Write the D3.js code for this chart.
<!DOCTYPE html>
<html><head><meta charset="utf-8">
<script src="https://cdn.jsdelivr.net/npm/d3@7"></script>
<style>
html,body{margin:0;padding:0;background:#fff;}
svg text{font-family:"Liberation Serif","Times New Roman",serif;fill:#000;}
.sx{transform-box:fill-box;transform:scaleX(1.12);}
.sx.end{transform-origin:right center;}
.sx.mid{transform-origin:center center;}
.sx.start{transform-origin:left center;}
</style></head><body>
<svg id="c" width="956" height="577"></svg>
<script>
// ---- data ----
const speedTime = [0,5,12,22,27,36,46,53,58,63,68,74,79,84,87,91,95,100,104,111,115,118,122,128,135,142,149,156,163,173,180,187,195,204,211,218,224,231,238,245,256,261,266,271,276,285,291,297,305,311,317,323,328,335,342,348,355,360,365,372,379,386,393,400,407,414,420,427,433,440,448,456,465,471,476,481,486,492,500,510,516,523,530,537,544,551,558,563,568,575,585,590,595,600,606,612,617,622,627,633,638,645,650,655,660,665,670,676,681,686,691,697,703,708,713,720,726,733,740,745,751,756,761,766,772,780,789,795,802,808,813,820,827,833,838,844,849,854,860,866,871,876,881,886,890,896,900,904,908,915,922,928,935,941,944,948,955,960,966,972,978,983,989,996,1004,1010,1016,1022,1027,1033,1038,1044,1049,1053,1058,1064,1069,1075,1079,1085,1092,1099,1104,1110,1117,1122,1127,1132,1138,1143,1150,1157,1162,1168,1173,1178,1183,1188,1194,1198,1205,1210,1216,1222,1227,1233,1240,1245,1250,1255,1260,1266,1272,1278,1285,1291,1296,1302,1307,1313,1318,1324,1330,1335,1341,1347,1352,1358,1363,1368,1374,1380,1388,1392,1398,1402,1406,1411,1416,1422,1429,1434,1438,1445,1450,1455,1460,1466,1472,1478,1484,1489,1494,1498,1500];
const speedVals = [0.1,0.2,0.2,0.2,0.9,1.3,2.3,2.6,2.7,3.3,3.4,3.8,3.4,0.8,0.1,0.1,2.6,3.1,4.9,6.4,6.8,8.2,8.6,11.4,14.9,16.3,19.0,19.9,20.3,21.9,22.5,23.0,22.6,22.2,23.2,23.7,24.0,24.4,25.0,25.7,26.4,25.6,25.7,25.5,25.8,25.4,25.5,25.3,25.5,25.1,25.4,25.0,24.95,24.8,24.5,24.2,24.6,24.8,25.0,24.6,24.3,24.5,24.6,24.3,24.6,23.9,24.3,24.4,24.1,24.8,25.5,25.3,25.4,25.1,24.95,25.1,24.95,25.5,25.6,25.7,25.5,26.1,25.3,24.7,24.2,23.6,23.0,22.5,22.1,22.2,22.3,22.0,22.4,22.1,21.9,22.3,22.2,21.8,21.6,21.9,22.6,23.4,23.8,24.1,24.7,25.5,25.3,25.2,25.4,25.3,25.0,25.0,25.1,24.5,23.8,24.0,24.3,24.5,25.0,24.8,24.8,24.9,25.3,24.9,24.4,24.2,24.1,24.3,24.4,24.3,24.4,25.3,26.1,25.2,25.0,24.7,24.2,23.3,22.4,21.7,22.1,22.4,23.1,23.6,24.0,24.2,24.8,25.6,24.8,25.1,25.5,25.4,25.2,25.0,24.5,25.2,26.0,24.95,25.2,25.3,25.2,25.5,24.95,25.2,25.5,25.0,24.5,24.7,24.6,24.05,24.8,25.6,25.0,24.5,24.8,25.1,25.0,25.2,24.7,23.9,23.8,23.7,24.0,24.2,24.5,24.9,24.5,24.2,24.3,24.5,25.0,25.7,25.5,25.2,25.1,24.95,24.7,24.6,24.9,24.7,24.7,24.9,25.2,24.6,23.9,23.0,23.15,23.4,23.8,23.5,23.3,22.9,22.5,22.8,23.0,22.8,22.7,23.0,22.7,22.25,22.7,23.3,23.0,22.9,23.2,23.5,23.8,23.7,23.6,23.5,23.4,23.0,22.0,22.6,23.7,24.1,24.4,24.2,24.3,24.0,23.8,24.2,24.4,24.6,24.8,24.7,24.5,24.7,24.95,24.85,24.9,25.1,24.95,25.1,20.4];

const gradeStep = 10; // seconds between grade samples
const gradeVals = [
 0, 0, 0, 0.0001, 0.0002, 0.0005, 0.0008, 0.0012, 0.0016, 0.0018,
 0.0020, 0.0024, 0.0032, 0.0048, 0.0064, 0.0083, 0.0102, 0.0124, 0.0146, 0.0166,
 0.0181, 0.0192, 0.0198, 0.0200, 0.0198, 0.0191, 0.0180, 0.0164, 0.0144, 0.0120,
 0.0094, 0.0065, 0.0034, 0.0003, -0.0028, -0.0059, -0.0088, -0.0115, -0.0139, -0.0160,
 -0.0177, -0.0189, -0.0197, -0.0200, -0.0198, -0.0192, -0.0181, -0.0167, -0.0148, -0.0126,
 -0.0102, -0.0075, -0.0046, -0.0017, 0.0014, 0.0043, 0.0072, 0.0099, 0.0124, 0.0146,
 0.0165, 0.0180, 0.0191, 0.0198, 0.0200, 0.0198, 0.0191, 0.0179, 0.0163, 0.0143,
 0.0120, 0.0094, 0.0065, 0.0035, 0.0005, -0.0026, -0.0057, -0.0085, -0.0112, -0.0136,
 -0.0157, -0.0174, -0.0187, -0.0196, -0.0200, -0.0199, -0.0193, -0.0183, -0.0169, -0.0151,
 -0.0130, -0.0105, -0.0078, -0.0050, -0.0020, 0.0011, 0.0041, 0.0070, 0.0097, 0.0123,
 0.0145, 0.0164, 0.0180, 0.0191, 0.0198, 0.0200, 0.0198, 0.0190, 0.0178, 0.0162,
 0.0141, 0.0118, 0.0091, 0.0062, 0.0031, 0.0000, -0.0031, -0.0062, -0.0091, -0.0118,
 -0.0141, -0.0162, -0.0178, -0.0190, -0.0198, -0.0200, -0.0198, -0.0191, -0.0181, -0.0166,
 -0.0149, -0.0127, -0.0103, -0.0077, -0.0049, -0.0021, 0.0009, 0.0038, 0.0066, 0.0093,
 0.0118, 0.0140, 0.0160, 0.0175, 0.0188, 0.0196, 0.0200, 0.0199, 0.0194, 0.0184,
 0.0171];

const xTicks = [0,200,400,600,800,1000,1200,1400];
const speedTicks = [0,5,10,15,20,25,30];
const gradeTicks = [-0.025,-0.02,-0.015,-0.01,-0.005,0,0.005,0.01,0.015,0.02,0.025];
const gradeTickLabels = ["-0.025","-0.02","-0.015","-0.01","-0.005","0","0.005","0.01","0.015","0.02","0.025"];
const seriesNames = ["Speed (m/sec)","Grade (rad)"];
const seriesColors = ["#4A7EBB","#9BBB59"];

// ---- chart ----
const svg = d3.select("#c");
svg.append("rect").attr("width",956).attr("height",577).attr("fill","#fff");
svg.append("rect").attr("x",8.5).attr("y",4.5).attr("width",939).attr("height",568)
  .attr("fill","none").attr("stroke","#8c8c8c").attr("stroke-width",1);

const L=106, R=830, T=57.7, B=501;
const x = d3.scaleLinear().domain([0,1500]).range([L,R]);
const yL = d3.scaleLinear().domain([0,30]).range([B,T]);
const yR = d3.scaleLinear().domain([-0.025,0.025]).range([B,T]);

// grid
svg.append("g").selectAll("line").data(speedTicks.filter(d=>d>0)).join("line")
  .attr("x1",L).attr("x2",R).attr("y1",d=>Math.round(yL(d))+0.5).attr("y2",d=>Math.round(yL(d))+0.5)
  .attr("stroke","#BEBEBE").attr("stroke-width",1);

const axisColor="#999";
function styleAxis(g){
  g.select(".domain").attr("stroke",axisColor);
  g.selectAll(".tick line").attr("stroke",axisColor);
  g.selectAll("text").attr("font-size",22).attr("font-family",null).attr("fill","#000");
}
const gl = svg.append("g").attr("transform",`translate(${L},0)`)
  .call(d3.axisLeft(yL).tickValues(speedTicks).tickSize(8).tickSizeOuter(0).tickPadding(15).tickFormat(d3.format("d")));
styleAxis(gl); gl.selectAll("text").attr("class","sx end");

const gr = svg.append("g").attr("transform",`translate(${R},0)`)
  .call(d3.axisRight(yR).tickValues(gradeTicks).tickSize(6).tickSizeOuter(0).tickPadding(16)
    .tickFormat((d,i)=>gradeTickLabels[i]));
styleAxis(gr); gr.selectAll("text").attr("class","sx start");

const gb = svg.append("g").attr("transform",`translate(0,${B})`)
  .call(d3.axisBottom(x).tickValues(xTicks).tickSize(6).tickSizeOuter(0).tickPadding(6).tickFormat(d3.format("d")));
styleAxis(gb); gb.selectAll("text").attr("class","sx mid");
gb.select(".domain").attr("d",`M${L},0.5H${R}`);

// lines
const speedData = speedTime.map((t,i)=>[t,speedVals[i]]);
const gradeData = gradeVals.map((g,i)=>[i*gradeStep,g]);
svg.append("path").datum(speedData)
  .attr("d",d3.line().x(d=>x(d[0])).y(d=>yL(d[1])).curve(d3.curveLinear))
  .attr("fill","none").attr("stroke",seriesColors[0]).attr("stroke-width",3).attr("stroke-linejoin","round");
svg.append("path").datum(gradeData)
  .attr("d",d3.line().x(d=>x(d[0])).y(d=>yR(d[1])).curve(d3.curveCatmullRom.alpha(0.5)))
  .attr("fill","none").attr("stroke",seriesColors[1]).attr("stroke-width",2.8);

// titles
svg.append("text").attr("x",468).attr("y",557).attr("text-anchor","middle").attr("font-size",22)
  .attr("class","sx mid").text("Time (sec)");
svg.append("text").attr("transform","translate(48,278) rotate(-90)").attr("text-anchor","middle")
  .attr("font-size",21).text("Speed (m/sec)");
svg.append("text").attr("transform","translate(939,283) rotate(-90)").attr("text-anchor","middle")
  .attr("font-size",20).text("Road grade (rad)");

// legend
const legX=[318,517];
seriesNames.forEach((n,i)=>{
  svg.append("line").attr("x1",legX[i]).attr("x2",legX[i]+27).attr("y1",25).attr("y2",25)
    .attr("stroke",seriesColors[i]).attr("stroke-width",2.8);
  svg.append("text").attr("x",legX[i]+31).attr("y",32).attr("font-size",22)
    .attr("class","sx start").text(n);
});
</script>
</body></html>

───

* **Brief**
Of the lines in this material, state how many hold the string "chart". Write no other words.

* **The completed task**
2